For me, Level 2 was a breeze. I scored 100% on the mid-term exam and scored a steak dinner at a Boston steakhouse. I scored 94% on the final exam, and, with rounding up, my final grade was 96%. Pass with Distinction is what it says on my certificate. I was in the Finger Lakes wine region the weekend before the exam and did not manage to get any studying in. I was able to answer all the blind wine tasting questions correctly, which was very important to me, but I failed to answer six multiple choice questions correctly. If I remember right, three of them were beer questions. I would have preferred another perfect score but I really can't complain.

Level 2 focuses on all the major wine regions in the world with some attention paid to the minor ones like Romania and Croatia. The course also illustrates an analytical way of tasting. Not tasting blind so much, even though there were blind tastings on both exams, but tasting systematically, and learning to identify acid, tannin, alcohol etc. and where and how they affect your mouth and tongue. It also focuses on tasting as a group and the importance of having a common language to discuss the wines, making sure everyone knows the difference between sour, astringency, bitter and heat and using the right words to describe them. If we are all talking about different sensations but using the same words, that won't work. Conversely, if we talking about the same sensations but using different words to describe them, that doesn't work too well either.

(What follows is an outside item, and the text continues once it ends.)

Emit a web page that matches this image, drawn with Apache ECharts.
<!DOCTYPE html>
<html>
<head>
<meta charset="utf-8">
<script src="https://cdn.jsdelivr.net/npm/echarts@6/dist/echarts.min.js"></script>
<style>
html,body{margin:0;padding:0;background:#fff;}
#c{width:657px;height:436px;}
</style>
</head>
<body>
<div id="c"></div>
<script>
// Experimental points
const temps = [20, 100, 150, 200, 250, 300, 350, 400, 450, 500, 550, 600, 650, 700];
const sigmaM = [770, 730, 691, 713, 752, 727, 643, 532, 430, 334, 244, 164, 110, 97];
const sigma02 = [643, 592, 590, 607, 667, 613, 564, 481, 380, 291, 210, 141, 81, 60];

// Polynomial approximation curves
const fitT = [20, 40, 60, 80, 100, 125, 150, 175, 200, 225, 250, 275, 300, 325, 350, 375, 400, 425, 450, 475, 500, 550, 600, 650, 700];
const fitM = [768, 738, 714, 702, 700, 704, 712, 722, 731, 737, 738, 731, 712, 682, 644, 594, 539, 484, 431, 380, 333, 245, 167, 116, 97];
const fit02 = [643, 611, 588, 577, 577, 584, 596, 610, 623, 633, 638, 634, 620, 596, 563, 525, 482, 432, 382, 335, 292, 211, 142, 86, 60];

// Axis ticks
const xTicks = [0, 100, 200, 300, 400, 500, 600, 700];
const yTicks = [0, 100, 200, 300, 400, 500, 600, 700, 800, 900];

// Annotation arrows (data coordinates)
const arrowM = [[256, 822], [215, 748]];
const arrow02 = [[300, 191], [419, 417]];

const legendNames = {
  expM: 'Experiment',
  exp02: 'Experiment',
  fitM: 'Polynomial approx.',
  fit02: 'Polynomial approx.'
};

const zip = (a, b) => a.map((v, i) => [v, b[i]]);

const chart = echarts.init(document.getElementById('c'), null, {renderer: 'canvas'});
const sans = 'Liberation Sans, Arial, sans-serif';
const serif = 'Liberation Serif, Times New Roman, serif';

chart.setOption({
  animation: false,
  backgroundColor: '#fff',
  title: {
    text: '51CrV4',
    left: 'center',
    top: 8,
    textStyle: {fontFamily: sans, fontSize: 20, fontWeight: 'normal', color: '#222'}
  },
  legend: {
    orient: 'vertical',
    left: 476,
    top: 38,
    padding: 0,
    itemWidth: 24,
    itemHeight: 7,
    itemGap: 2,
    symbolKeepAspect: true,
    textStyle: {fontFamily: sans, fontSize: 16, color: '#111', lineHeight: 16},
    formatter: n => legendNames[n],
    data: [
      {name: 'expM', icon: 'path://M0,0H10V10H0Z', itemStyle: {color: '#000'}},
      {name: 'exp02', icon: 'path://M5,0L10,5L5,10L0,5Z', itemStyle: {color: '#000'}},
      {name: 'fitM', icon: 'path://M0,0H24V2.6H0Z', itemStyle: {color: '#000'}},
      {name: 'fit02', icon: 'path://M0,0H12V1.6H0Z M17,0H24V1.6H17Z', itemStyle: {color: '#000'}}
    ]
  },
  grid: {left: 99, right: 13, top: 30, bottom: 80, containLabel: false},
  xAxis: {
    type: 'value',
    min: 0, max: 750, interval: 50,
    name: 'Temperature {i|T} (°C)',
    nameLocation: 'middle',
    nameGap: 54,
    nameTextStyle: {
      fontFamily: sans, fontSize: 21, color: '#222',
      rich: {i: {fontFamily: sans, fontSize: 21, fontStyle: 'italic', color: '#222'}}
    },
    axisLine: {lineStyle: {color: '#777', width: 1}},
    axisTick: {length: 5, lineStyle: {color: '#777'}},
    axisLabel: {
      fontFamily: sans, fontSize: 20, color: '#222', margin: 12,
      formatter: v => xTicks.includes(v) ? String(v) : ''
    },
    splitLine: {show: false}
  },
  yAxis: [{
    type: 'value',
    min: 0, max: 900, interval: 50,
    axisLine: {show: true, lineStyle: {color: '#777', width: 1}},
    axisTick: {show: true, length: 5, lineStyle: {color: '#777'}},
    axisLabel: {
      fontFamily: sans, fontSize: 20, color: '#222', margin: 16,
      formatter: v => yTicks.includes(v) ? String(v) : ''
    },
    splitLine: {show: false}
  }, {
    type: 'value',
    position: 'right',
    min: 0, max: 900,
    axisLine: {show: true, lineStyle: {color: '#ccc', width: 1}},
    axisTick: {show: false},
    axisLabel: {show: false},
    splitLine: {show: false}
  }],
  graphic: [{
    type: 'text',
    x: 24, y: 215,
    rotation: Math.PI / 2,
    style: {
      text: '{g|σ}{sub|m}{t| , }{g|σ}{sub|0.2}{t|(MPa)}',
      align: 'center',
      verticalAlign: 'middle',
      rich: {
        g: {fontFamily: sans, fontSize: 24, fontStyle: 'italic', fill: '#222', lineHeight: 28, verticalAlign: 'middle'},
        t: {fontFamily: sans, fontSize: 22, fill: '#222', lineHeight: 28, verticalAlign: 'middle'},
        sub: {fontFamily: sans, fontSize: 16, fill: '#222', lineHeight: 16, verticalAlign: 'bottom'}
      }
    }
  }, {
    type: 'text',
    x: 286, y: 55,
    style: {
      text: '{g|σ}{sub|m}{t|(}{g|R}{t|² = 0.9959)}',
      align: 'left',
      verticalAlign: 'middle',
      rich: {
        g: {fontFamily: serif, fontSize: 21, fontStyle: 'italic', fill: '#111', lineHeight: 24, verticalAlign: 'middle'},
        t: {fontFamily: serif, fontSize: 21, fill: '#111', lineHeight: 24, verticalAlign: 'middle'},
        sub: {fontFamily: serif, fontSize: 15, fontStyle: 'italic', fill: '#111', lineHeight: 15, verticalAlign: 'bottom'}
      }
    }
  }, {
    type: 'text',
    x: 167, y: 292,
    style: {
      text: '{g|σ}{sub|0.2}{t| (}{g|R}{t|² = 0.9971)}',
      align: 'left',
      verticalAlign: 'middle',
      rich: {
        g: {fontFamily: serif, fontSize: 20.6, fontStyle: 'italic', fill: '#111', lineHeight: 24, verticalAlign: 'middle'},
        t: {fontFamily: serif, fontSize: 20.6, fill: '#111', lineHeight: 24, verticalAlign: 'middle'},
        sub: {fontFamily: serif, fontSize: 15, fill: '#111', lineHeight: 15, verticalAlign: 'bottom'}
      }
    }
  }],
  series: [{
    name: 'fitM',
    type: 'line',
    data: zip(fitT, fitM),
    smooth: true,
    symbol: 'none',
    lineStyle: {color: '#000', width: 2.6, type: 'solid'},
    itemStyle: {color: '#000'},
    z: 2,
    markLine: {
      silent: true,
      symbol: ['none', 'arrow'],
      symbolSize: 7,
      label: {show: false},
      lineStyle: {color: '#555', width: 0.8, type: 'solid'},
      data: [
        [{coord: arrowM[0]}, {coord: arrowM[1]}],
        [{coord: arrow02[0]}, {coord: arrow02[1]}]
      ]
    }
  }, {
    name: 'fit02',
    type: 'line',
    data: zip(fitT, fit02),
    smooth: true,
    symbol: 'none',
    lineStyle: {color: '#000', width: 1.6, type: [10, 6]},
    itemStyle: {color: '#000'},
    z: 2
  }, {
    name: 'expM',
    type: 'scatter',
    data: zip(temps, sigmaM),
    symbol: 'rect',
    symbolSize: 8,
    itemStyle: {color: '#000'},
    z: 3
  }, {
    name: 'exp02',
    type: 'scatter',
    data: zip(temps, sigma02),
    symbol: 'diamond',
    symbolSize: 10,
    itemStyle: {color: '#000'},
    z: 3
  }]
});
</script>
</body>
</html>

Level 3, at least the first half, is all about blind tasting. Level 3 blind tasting takes the basic principles of tasting wine in Level 2 and magnifies them; evaluating a wine by deconstructing it, looking at its parts, taking climate into account, and by deducting what it can't be, coming up with a sane answer/guess. This is how I am looking at it anyway. The exercise is meant to discourage sniffing a glass of wine and immediately pronouncing its identity. There are some amazing people out there in the world of wine who seemingly do this, but this is generally not true for the majority of us. Even if, on some occasions, I have managed this feat I am by no means amazing; nor is this a consistent way to successfully taste wines blind.

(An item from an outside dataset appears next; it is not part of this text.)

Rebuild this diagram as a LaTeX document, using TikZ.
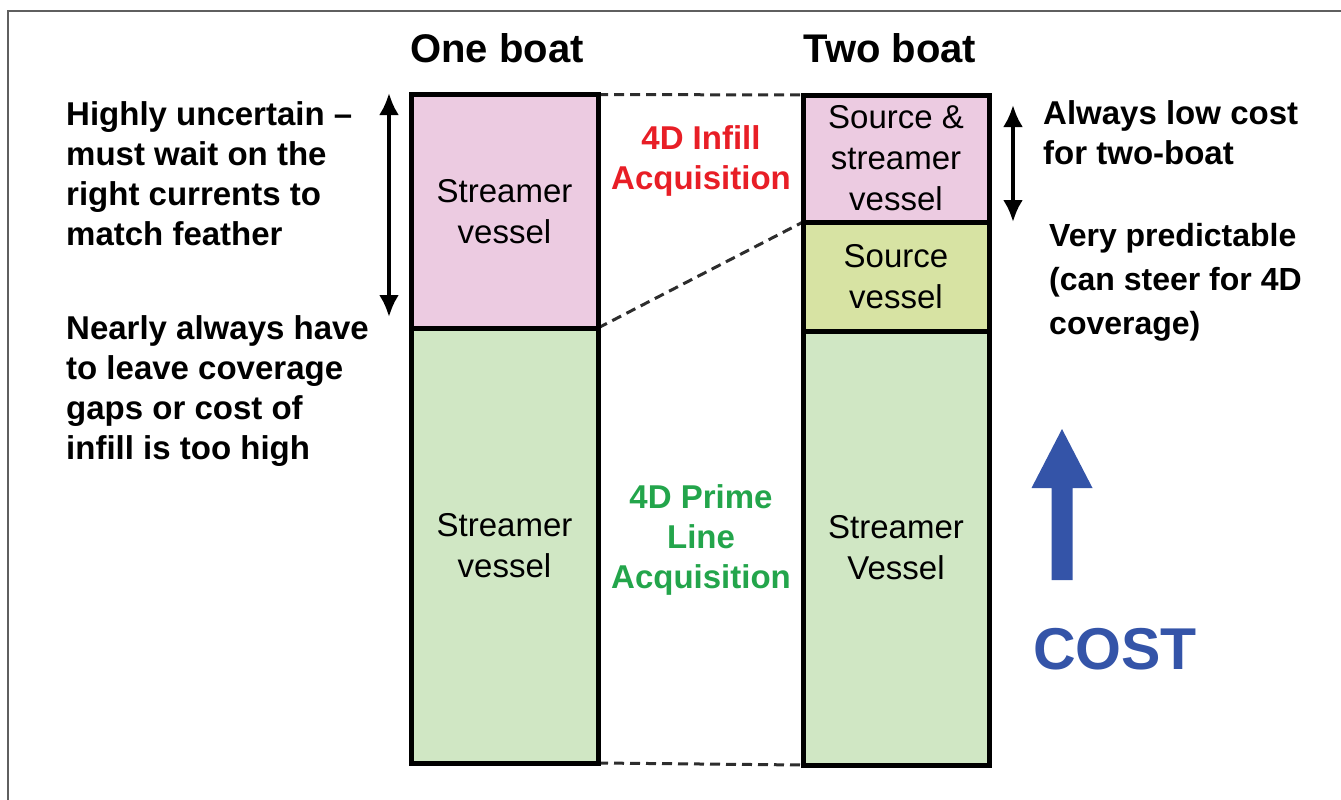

I have been meeting with a small group of fellow students on Sundays to re-taste the wines we tasted during the Wednesday class. I have had some good days, some mediocre days, but never a truly bad day - well, not until this past Sunday that is. This past Sunday I identified an Australian Semillon as a German Riesling; I got petrol, peaches, low alcohol, high acid and a general softness in the mouth damn it! I thought an Anjou Blanc was a simple Chablis. Oddly enough, I got the Verdejo and the Gruner right; and I was shocked. I got the Torrontes from a sniff and a check on the hue; yeah I know, I didn't use the process. It was Torrontes!  What really upset me the most, however, was that I screwed up four wines completely: a left and right bank Bordeaux, a Washington Merlot, and a Napa Cabernet Sauvignon. It wasn't that I confused the right and left bank,or even Washington and California. I confused the two countries! I was thoroughly humbled. The selected Bordeaux are of a modern style, but I guessed them correctly in class. Sometimes my notes of a particular wine in class did not resemble in any way the notes I made days or weeks later.  I am very humbled and I am not confident of doing well on the exam.Hence the dreams of me taking the test in my underwear.

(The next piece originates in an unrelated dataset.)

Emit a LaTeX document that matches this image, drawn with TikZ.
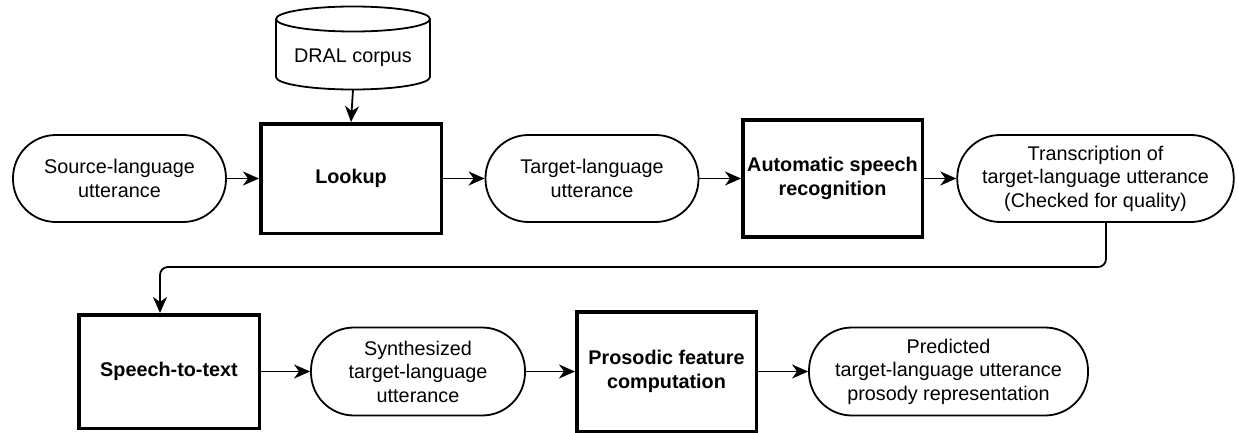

I realize I can't expect to do great at every level and at every test. Well, at least that realization is starting to solidify for me now. For now all I can do is look over my consolidated wine notes, read over the grape characteristics from Essential Winetasting by Michael Shuster (Level 3 required reading) and How To Taste by Jancis Robinson and maybe do a little praying. While I am at it I'll pray for my sanity as well.